▸ Task requirements: Select and reproduce each line of the listing below that bears the string "React".

[Rows from a dataset]
** Start **
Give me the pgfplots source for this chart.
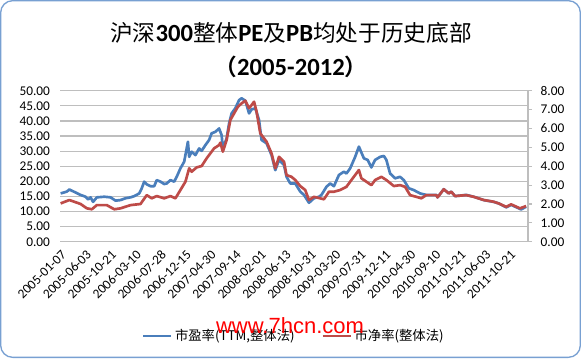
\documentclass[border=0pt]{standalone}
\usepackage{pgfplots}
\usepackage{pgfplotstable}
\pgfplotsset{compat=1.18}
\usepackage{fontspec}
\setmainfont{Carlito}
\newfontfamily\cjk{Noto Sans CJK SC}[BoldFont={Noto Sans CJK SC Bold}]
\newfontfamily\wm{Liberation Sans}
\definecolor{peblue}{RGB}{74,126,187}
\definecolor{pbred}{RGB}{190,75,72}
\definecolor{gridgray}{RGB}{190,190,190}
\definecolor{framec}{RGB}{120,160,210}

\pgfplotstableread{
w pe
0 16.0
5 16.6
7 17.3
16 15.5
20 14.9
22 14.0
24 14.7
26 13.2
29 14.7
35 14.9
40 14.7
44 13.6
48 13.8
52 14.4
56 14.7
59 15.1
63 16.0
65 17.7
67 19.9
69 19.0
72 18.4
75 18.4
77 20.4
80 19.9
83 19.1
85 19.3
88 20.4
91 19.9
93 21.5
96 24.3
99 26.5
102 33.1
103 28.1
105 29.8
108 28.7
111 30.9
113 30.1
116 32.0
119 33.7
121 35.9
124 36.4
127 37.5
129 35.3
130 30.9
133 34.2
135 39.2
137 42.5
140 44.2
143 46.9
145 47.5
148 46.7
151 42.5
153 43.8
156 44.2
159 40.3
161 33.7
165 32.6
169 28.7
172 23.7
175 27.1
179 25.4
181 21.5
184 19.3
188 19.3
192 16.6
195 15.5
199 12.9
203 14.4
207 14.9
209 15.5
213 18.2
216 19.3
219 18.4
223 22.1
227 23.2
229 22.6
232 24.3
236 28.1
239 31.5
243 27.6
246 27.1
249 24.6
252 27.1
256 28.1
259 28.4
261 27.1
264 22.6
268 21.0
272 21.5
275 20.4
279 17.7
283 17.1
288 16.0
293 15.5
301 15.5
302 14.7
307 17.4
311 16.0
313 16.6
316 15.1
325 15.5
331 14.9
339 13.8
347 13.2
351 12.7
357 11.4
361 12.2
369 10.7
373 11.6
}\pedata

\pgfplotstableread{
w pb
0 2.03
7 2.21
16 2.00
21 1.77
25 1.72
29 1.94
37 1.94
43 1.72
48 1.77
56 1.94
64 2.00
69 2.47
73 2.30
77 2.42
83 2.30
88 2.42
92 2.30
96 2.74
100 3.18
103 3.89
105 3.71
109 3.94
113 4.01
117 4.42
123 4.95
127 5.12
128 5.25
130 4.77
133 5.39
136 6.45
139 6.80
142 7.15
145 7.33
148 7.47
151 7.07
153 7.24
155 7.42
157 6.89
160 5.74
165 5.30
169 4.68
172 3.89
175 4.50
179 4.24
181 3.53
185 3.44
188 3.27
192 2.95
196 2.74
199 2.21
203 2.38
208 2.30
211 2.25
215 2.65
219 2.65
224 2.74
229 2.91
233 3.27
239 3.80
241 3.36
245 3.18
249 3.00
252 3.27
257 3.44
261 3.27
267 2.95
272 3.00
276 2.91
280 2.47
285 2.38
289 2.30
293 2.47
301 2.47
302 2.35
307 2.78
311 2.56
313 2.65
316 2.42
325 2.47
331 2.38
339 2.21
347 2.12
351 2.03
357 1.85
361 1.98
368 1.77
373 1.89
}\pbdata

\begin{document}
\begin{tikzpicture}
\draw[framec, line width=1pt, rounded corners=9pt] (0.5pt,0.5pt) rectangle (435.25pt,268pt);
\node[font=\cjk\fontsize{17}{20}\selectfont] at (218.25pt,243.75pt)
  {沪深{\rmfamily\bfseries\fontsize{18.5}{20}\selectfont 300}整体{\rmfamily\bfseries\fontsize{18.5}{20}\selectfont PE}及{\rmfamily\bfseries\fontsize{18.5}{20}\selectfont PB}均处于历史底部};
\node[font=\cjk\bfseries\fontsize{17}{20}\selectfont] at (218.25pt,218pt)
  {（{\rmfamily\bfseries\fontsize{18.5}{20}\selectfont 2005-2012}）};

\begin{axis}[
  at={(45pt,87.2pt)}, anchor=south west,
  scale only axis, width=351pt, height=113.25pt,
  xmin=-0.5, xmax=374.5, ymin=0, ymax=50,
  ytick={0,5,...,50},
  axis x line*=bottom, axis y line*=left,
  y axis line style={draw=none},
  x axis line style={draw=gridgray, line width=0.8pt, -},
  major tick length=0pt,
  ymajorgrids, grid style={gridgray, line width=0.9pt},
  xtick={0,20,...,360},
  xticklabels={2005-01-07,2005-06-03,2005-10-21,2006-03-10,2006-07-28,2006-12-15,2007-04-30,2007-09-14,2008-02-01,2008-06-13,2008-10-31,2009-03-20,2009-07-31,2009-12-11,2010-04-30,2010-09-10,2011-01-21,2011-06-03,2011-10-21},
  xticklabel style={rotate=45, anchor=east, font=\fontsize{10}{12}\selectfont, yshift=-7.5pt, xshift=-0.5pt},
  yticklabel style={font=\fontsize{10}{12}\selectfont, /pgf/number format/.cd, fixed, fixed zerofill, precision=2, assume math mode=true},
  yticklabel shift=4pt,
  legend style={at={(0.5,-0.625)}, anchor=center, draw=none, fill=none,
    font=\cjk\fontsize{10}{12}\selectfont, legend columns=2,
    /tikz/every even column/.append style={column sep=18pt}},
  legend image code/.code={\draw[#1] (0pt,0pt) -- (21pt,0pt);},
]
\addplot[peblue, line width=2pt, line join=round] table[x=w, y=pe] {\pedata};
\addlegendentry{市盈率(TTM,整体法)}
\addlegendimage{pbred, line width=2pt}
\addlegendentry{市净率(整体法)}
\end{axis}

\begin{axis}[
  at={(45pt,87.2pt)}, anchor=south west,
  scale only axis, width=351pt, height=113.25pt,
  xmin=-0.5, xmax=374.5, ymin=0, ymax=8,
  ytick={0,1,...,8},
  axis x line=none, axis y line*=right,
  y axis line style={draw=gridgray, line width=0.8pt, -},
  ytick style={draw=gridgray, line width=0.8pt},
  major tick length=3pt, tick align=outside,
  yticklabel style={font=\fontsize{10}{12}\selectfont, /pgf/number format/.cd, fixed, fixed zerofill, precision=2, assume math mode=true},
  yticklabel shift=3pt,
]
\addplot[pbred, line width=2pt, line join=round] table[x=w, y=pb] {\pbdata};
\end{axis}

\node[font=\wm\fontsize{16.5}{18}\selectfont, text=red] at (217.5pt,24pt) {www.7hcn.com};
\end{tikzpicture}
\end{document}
** End **
** Start **
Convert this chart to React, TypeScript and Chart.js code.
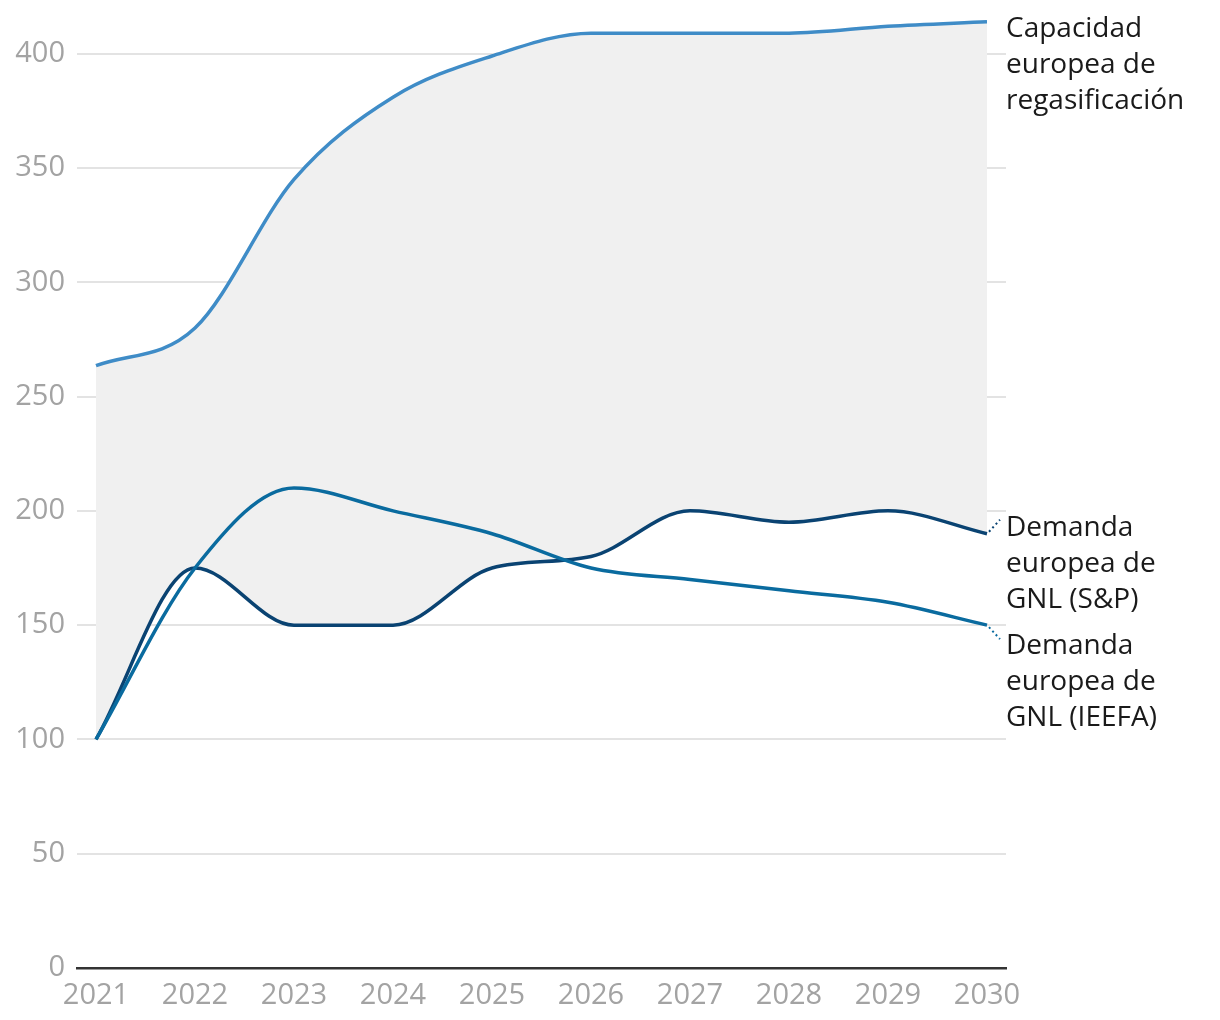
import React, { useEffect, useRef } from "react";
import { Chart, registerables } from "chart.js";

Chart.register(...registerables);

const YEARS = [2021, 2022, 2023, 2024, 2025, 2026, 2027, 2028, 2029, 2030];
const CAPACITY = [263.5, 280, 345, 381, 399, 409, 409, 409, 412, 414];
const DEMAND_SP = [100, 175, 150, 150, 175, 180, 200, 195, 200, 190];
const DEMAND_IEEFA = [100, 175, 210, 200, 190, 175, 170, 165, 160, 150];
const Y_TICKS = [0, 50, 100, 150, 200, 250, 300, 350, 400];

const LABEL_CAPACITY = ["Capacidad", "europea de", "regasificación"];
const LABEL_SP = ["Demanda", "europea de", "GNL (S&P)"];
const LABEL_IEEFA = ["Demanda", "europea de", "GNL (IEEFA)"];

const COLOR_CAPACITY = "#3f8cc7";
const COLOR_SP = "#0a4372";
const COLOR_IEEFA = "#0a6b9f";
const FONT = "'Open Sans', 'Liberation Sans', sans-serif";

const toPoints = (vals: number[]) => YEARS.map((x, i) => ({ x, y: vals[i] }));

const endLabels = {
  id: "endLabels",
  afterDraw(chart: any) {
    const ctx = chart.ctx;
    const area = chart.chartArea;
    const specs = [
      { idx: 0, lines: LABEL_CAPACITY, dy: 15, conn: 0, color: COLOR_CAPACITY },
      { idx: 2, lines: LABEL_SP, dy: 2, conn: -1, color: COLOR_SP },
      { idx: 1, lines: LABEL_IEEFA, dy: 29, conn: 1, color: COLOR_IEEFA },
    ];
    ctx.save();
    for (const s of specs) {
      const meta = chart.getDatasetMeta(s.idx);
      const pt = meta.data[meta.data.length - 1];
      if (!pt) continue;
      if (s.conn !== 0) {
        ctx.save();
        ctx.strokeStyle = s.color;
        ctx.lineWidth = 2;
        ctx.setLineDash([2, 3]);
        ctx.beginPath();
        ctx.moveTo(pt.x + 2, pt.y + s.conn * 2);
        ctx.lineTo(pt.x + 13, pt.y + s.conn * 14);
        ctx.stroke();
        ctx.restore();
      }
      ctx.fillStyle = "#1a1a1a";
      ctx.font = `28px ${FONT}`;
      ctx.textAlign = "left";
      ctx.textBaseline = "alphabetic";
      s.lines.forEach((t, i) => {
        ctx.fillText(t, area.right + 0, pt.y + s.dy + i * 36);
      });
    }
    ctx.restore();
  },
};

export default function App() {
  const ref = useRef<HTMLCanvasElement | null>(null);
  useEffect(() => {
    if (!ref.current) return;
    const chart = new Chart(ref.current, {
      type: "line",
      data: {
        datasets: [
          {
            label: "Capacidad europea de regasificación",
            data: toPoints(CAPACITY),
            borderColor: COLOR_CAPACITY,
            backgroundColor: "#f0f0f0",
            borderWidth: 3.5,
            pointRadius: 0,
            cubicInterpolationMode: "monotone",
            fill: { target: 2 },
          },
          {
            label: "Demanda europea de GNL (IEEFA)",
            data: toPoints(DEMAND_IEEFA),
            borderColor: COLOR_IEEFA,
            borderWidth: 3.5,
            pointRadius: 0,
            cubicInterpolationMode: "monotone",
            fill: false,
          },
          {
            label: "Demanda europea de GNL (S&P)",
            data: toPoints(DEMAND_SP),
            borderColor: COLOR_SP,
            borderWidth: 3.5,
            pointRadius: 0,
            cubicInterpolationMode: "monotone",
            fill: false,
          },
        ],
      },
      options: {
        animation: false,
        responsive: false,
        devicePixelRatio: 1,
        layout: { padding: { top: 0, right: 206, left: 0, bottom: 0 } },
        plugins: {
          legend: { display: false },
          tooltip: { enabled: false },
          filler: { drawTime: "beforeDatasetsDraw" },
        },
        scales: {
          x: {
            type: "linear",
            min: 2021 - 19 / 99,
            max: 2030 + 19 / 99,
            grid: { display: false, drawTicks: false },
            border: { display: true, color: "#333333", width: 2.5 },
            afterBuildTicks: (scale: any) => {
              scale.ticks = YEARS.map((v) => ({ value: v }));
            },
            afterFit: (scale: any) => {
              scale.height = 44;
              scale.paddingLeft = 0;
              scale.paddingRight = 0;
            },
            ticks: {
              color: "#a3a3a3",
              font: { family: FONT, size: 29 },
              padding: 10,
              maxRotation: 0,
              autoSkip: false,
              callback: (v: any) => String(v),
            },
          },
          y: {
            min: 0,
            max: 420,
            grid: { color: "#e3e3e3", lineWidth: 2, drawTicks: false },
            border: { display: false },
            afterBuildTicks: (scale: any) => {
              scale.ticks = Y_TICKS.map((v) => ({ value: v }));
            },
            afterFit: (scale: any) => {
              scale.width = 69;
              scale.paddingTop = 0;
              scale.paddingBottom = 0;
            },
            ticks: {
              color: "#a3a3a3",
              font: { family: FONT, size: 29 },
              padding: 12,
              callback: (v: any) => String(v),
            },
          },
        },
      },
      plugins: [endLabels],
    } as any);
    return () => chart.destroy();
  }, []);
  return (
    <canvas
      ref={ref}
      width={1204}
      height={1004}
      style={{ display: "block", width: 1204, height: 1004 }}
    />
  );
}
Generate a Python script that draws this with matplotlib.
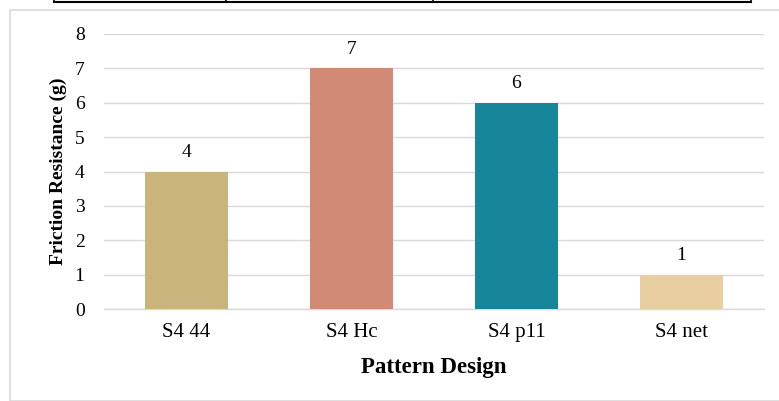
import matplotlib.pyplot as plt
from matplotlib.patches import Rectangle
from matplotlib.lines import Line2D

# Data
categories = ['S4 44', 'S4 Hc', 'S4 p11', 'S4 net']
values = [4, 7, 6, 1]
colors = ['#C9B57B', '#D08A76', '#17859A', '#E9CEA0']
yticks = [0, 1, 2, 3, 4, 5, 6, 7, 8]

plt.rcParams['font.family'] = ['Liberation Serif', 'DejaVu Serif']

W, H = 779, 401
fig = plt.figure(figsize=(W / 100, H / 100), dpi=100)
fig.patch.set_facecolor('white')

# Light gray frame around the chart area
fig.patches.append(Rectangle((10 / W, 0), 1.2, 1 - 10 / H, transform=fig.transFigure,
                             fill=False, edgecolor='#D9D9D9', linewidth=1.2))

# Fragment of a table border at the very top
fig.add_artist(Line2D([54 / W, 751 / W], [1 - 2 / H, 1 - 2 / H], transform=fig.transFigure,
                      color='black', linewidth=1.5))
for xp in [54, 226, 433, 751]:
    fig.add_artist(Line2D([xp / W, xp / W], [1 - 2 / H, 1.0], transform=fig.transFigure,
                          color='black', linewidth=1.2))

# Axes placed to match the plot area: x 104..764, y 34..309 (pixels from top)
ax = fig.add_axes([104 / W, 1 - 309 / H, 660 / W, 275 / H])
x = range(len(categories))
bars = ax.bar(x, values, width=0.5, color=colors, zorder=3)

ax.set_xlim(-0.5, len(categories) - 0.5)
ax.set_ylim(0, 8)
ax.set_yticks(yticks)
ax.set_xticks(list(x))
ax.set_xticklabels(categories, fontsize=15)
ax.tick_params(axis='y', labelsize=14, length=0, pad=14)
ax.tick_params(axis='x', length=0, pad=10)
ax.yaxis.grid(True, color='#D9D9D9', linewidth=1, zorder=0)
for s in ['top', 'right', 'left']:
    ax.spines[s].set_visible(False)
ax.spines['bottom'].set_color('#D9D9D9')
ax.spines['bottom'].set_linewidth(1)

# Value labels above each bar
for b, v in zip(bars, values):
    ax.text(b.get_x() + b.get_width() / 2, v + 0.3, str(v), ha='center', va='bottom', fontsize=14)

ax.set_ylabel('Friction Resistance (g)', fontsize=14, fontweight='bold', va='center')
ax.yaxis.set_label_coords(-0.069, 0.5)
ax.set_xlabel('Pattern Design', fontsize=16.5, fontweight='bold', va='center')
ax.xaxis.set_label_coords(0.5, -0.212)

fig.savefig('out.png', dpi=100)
** End **
** Start **
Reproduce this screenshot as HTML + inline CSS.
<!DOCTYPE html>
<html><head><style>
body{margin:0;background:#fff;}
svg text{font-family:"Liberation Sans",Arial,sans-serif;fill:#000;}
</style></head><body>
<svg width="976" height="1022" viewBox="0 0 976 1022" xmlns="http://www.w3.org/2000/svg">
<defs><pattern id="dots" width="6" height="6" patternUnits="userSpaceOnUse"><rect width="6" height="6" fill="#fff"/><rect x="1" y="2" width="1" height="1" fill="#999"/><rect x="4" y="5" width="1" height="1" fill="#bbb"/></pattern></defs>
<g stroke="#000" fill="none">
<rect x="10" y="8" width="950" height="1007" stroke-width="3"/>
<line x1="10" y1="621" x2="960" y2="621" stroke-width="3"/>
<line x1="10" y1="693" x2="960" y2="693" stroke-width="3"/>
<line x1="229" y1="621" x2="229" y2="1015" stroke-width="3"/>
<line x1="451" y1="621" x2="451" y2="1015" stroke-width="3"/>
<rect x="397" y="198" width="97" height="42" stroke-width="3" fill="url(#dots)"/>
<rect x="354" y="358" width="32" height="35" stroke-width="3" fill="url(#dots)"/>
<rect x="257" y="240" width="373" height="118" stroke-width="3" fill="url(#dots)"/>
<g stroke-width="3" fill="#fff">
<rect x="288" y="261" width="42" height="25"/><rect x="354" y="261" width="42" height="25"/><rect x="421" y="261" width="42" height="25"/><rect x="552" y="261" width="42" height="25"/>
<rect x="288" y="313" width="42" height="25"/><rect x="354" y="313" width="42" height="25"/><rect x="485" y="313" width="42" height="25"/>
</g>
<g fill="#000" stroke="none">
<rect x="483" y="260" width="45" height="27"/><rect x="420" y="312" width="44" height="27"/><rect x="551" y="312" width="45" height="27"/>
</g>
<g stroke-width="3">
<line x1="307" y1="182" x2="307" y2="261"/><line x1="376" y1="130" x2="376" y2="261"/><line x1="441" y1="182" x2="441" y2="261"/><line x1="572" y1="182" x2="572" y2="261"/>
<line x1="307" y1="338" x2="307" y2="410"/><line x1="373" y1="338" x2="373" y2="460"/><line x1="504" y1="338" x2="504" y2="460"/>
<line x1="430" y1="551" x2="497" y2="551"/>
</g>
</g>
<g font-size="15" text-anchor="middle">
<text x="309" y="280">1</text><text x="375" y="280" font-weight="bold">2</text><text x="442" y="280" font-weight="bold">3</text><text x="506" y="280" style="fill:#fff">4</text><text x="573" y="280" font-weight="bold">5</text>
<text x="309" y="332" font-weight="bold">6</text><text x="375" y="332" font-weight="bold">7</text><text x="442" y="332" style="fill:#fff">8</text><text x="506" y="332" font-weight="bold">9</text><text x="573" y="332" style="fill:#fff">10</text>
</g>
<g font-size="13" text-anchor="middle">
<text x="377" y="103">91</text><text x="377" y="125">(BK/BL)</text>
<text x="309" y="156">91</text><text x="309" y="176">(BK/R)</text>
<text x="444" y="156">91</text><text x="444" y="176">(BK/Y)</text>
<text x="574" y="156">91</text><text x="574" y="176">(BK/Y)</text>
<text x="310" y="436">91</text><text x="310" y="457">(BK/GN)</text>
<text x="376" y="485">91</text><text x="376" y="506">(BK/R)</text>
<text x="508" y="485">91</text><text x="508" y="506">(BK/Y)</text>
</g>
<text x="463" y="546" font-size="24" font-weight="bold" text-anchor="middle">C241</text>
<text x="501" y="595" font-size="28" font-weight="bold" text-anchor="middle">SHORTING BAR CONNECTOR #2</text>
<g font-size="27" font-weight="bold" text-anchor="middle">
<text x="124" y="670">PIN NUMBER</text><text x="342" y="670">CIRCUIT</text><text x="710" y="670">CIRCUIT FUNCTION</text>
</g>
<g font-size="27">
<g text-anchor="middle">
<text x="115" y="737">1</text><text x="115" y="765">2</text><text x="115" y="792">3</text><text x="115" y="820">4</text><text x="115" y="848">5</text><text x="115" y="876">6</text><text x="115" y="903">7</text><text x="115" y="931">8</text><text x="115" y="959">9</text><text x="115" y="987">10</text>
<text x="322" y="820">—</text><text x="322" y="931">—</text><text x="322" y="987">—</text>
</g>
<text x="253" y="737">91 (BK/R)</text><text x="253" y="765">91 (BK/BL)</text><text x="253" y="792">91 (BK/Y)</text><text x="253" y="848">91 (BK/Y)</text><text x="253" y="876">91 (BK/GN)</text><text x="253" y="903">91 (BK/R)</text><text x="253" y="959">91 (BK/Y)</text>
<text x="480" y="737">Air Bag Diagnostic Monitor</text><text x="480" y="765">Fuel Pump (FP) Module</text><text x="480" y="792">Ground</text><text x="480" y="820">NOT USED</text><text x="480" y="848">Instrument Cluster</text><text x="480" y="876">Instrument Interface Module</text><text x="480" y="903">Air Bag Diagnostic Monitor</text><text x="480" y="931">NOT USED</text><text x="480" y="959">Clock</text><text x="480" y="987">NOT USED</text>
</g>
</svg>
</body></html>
** End **
▸ Full solution:
Convert this chart to React, TypeScript and Chart.js code.
import React, { useEffect, useRef } from "react";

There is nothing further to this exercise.